One of the goals for the recent cessation of hostilities in Syria is for desperately needed aid to reach people in besieged Syrian cities and villages, which have been cut off from food and medical supplies, in some places, for months and even years.
On February 26, The UN Security Council unanimously adopted Resolution 2268 endorsing the cessation of hostilities and reiterating “its call on the parties to immediately allow humanitarian agencies rapid, safe and unhindered access throughout Syria by most direct routes, [and] allow immediate, humanitarian assistance to reach all people in need.”

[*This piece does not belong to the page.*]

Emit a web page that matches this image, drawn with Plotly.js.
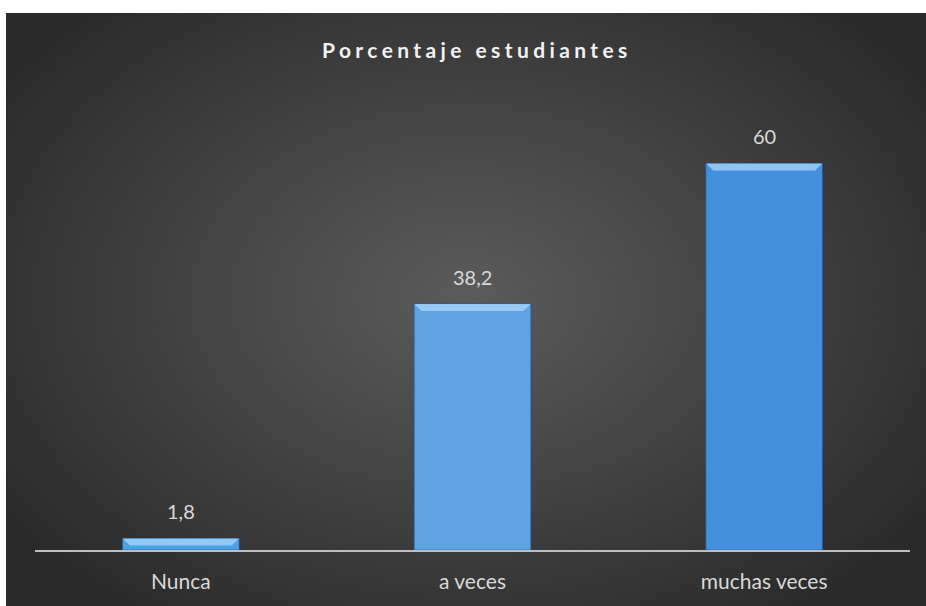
<!DOCTYPE html>
<html>
<head>
<meta charset="utf-8">
<script src="https://cdn.plot.ly/plotly-3.0.1.min.js"></script>
<style>
  html, body { margin: 0; padding: 0; background: #ffffff; width: 926px; height: 606px; overflow: hidden; }
  #bg { position: absolute; left: 6px; top: 13px; width: 920px; height: 593px;
        background: radial-gradient(ellipse 60% 65% at 50% 48%, #5b5b5b 0%, #464646 45%, #2b2b2b 100%); }
  #chart { position: absolute; left: 0; top: 0; width: 926px; height: 606px; }
  .gtitle { letter-spacing: 4.4px; }
</style>
</head>
<body>
<div id="bg"></div>
<div id="chart"></div>
<script>
const categories = ['Nunca', 'a veces', 'muchas veces'];
const values = [1.8, 38.2, 60];
const barColors = ['#4aa2ea', '#5fa3e2', '#4590dc'];

const fmt = v => String(v).replace('.', ',');

const trace = {
  type: 'bar',
  x: categories,
  y: values,
  width: 0.4,
  marker: { color: barColors, line: { color: 'rgba(30,90,160,0.6)', width: 1 } },
  hoverinfo: 'skip'
};

const annotations = categories.map((c, i) => ({
  x: c, y: values[i], xref: 'x', yref: 'y',
  text: fmt(values[i]), showarrow: false,
  yanchor: 'bottom', yshift: 13,
  font: { family: 'Lato, "Open Sans", sans-serif', size: 20, color: '#d9d9d9' }
}));

// Bevel highlight on top of each bar (pixel offsets relative to the bar top)
const shapes = [];
categories.forEach((c, i) => {
  shapes.push({
    type: 'path', xref: 'x', yref: 'y',
    xsizemode: 'pixel', ysizemode: 'pixel',
    xanchor: i, yanchor: values[i],
    path: 'M -58,0 L 58,0 L 51,-7 L -51,-7 Z',
    fillcolor: 'rgba(170,215,250,0.75)', line: { width: 0 }
  });
});

const layout = {
  width: 926, height: 606,
  paper_bgcolor: 'rgba(0,0,0,0)',
  plot_bgcolor: 'rgba(0,0,0,0)',
  margin: { l: 35, r: 16, t: 99, b: 56 },
  title: {
    text: '<b>Porcentaje estudiantes</b>',
    font: { family: 'Lato, "Open Sans", sans-serif', size: 21, color: '#f2f2f2' },
    xref: 'paper', x: 0.505, xanchor: 'center', y: 0.917, yanchor: 'middle'
  },
  xaxis: {
    showgrid: false, zeroline: false,
    showline: true, linecolor: '#bfbfbf', linewidth: 2,
    ticks: '', tickfont: { family: 'Lato, "Open Sans", sans-serif', size: 21, color: '#d9d9d9' },
    ticklabelstandoff: 12
  },
  yaxis: {
    range: [0, 70], visible: false, showgrid: false, zeroline: false, fixedrange: true
  },
  annotations: annotations,
  shapes: shapes,
  showlegend: false,
  bargap: 0.6
};

Plotly.newPlot('chart', [trace], layout, { displayModeBar: false, staticPlot: true });
</script>
</body>
</html>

The goal of the U.N. is that by the end of March, 1.7 million Syrians in need will have received relief supplies.
Since the cessation of hostilities went into effect on February 27, there has been a significant, albeit erratic, pause in the fighting, and significant amounts of aid have reached those in desperate need; but other humanitarian convoys have still been delayed.
Speaking at a news conference in Washington with his German counterpart, Secretary of State John Kerry voiced concern over reports that the Assad regime had continued “to drag its feet” in providing necessary permits:
“Much of this aid could move faster. And so we call on the Assad regime to, at least in a moment of cessation of hostilities, try to show some measure of decency, if that is even possible.”
Secretary Kerry noted that Syrian troops and officials had also removed aid from the convoys the Syrian government previously authorized for delivery:
“Actually putting their hands into the shipments and taking out medicine or taking out other preferred items simply to keep for themselves. That’s not the purpose of this.”
“This obstructionism that has existed has to stop,” said Secretary Kerry. “And we call on the Russians and the Iranians to do everything in their power to leverage their client to understand the stakes here.”
Ultimately what is at stake is the chance of ending “the cycle of fighting and of bloodshed that is destroying Syria,” said Secretary Kerry, and, following the diplomatic path agreed to in Vienna and in the UN Security Council, “to create over time a stable, united, whole, non-sectarian Syria...in which the people of Syria decide the future.”